◆ PROBLEM STATEMENT ◆
Reproduce exactly the lines below, from the first one through the line containing "0.055, 0.04, 0.19, 0.11, 0.058]", and omit any pictures.
┄┄┄┄┄┄
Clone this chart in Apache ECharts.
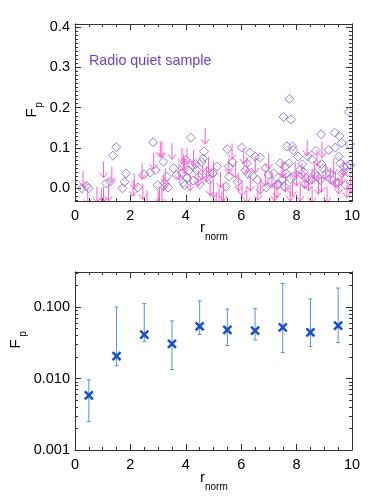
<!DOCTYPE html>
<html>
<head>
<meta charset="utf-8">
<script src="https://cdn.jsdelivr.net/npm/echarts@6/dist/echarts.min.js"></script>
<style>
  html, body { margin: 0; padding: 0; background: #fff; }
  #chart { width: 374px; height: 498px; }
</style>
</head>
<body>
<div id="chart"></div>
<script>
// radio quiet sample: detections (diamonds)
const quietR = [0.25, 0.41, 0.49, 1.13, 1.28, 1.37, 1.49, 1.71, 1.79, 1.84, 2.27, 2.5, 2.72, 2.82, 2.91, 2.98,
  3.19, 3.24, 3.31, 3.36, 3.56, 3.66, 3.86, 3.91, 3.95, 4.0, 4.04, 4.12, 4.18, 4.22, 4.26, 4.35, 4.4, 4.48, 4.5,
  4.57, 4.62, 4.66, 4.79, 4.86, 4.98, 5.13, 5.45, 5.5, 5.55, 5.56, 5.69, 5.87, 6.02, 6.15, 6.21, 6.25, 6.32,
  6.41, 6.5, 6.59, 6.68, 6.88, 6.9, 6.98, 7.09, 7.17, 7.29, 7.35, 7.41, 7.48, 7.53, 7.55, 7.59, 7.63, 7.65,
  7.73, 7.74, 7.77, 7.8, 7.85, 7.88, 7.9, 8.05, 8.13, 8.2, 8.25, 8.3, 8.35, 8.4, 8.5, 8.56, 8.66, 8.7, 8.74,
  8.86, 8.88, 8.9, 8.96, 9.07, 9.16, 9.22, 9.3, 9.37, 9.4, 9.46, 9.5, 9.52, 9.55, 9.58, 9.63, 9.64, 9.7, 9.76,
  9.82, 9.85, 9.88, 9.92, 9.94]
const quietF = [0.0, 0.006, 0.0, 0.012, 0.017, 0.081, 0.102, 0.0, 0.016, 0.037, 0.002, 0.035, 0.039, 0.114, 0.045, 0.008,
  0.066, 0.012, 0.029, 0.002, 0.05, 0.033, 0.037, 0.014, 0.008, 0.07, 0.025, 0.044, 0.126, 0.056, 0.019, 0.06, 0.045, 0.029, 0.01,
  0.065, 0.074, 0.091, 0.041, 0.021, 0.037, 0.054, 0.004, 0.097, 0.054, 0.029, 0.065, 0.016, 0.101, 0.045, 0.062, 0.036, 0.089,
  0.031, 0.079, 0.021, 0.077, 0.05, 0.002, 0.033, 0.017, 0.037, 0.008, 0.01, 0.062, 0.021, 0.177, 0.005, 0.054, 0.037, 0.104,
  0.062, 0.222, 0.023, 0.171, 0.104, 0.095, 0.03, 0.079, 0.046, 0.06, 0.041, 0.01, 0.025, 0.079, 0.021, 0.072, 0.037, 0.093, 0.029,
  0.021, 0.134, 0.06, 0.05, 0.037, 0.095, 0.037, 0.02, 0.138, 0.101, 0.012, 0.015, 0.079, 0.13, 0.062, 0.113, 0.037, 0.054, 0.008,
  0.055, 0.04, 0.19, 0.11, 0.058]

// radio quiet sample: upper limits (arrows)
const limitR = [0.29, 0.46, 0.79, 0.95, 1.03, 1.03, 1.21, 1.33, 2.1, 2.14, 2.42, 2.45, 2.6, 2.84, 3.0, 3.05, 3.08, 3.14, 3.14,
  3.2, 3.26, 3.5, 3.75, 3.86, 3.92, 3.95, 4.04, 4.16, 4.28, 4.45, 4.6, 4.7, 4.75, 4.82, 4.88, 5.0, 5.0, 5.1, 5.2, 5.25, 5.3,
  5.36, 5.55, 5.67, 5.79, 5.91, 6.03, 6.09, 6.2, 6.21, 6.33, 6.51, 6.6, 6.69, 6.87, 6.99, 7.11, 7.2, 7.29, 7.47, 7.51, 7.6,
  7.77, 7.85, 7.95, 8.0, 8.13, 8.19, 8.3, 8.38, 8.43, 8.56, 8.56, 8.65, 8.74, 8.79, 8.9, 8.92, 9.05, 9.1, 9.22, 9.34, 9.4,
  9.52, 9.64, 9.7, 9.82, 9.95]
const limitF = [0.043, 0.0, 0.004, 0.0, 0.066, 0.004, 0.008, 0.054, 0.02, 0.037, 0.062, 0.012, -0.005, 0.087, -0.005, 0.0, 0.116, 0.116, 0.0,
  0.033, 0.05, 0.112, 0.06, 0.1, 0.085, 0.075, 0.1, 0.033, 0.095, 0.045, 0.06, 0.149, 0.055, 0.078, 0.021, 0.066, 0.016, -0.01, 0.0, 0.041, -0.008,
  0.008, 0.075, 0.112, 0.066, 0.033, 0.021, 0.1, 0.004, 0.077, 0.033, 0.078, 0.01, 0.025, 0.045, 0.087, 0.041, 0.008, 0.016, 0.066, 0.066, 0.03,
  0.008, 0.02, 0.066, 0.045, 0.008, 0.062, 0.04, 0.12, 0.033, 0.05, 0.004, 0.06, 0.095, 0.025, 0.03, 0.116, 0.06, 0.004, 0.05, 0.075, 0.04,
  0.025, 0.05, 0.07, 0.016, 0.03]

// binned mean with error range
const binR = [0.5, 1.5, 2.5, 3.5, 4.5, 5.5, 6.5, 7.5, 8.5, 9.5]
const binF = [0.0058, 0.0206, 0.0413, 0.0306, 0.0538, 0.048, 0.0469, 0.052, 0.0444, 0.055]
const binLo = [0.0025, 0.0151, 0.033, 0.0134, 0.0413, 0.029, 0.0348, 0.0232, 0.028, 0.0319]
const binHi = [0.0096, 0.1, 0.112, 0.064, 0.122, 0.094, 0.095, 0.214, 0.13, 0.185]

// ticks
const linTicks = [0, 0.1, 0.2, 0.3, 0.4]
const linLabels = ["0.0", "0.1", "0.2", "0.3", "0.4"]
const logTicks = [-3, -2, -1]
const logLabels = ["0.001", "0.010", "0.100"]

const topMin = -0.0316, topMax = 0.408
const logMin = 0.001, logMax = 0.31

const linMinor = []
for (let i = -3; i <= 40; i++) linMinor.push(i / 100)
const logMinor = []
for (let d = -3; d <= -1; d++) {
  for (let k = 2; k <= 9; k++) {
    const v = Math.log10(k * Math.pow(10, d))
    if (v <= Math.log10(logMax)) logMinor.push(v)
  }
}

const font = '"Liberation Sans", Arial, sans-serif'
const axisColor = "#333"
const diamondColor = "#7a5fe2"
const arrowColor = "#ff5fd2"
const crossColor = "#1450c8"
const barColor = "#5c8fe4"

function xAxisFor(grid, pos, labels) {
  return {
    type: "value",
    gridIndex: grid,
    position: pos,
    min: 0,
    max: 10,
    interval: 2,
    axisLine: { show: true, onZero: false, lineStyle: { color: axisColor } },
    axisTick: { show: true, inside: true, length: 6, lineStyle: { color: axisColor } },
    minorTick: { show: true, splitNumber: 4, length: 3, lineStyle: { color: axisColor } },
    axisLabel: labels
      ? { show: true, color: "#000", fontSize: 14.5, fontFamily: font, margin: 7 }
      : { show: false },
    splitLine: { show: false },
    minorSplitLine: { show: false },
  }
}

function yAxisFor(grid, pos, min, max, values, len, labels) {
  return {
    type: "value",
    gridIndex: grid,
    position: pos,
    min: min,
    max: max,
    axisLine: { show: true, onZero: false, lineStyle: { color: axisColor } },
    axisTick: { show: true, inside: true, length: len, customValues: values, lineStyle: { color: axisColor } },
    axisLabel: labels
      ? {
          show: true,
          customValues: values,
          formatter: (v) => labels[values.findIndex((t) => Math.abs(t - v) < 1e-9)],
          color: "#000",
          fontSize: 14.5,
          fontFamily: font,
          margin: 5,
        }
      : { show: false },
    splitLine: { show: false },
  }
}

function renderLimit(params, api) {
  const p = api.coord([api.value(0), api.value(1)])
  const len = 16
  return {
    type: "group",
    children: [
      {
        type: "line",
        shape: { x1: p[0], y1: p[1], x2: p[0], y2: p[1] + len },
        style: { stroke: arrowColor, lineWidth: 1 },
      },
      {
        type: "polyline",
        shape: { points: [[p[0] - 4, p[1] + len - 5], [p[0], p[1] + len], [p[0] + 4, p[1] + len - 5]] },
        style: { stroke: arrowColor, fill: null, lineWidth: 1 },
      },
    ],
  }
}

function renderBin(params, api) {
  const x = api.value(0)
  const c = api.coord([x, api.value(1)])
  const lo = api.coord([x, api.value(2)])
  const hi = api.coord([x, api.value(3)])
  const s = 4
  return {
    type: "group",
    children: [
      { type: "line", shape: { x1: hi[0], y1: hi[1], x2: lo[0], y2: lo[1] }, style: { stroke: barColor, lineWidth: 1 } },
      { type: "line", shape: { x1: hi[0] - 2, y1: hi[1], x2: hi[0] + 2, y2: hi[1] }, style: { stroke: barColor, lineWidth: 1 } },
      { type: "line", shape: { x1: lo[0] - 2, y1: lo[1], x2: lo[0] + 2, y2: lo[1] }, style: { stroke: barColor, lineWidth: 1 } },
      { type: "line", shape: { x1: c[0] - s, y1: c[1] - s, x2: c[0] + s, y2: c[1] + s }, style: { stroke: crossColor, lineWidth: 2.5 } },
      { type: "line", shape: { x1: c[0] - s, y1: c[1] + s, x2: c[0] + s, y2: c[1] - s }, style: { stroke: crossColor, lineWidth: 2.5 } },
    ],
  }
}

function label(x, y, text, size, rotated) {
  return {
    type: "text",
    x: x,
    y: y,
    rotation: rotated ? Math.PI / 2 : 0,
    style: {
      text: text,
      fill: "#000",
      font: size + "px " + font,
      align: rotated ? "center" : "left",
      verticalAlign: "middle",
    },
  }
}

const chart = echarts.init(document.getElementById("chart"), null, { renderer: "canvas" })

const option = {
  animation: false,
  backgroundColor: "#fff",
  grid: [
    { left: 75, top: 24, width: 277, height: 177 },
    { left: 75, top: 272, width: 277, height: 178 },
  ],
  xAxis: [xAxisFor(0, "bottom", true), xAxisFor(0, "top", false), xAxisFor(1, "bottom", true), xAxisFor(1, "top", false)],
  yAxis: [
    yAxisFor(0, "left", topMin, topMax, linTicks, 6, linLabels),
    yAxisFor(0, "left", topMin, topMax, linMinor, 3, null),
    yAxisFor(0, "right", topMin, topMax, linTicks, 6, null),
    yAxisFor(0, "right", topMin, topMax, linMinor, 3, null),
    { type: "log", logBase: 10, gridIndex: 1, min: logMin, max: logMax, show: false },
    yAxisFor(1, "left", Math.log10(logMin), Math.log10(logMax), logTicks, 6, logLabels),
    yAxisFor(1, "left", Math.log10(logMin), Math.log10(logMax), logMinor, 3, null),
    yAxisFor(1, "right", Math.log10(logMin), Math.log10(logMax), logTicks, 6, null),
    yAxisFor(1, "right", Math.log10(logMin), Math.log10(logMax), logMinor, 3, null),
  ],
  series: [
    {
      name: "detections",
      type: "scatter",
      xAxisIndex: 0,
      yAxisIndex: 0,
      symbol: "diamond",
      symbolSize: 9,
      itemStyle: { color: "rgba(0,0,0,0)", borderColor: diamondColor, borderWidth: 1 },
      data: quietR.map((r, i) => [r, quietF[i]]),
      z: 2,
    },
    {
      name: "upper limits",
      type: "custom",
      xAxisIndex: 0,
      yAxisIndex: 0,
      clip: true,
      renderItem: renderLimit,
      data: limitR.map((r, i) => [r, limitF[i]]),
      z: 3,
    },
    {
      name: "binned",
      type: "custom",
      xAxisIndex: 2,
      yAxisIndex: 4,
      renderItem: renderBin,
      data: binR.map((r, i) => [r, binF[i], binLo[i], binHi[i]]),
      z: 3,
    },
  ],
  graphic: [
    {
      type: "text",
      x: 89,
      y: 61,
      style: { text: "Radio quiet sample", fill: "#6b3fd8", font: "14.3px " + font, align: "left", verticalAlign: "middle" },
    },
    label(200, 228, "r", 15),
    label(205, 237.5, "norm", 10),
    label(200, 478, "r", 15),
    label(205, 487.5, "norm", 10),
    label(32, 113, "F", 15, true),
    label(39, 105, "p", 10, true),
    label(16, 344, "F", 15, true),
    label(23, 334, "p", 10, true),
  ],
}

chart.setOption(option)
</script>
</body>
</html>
┄┄┄┄┄┄
◆ RESPONSE TO THIS TASK ◆
Clone this chart in Apache ECharts.
<!DOCTYPE html>
<html>
<head>
<meta charset="utf-8">
<script src="https://cdn.jsdelivr.net/npm/echarts@6/dist/echarts.min.js"></script>
<style>
  html, body { margin: 0; padding: 0; background: #fff; }
  #chart { width: 374px; height: 498px; }
</style>
</head>
<body>
<div id="chart"></div>
<script>
// radio quiet sample: detections (diamonds)
const quietR = [0.25, 0.41, 0.49, 1.13, 1.28, 1.37, 1.49, 1.71, 1.79, 1.84, 2.27, 2.5, 2.72, 2.82, 2.91, 2.98,
  3.19, 3.24, 3.31, 3.36, 3.56, 3.66, 3.86, 3.91, 3.95, 4.0, 4.04, 4.12, 4.18, 4.22, 4.26, 4.35, 4.4, 4.48, 4.5,
  4.57, 4.62, 4.66, 4.79, 4.86, 4.98, 5.13, 5.45, 5.5, 5.55, 5.56, 5.69, 5.87, 6.02, 6.15, 6.21, 6.25, 6.32,
  6.41, 6.5, 6.59, 6.68, 6.88, 6.9, 6.98, 7.09, 7.17, 7.29, 7.35, 7.41, 7.48, 7.53, 7.55, 7.59, 7.63, 7.65,
  7.73, 7.74, 7.77, 7.8, 7.85, 7.88, 7.9, 8.05, 8.13, 8.2, 8.25, 8.3, 8.35, 8.4, 8.5, 8.56, 8.66, 8.7, 8.74,
  8.86, 8.88, 8.9, 8.96, 9.07, 9.16, 9.22, 9.3, 9.37, 9.4, 9.46, 9.5, 9.52, 9.55, 9.58, 9.63, 9.64, 9.7, 9.76,
  9.82, 9.85, 9.88, 9.92, 9.94]
const quietF = [0.0, 0.006, 0.0, 0.012, 0.017, 0.081, 0.102, 0.0, 0.016, 0.037, 0.002, 0.035, 0.039, 0.114, 0.045, 0.008,
  0.066, 0.012, 0.029, 0.002, 0.05, 0.033, 0.037, 0.014, 0.008, 0.07, 0.025, 0.044, 0.126, 0.056, 0.019, 0.06, 0.045, 0.029, 0.01,
  0.065, 0.074, 0.091, 0.041, 0.021, 0.037, 0.054, 0.004, 0.097, 0.054, 0.029, 0.065, 0.016, 0.101, 0.045, 0.062, 0.036, 0.089,
  0.031, 0.079, 0.021, 0.077, 0.05, 0.002, 0.033, 0.017, 0.037, 0.008, 0.01, 0.062, 0.021, 0.177, 0.005, 0.054, 0.037, 0.104,
  0.062, 0.222, 0.023, 0.171, 0.104, 0.095, 0.03, 0.079, 0.046, 0.06, 0.041, 0.01, 0.025, 0.079, 0.021, 0.072, 0.037, 0.093, 0.029,
  0.021, 0.134, 0.06, 0.05, 0.037, 0.095, 0.037, 0.02, 0.138, 0.101, 0.012, 0.015, 0.079, 0.13, 0.062, 0.113, 0.037, 0.054, 0.008,
  0.055, 0.04, 0.19, 0.11, 0.058]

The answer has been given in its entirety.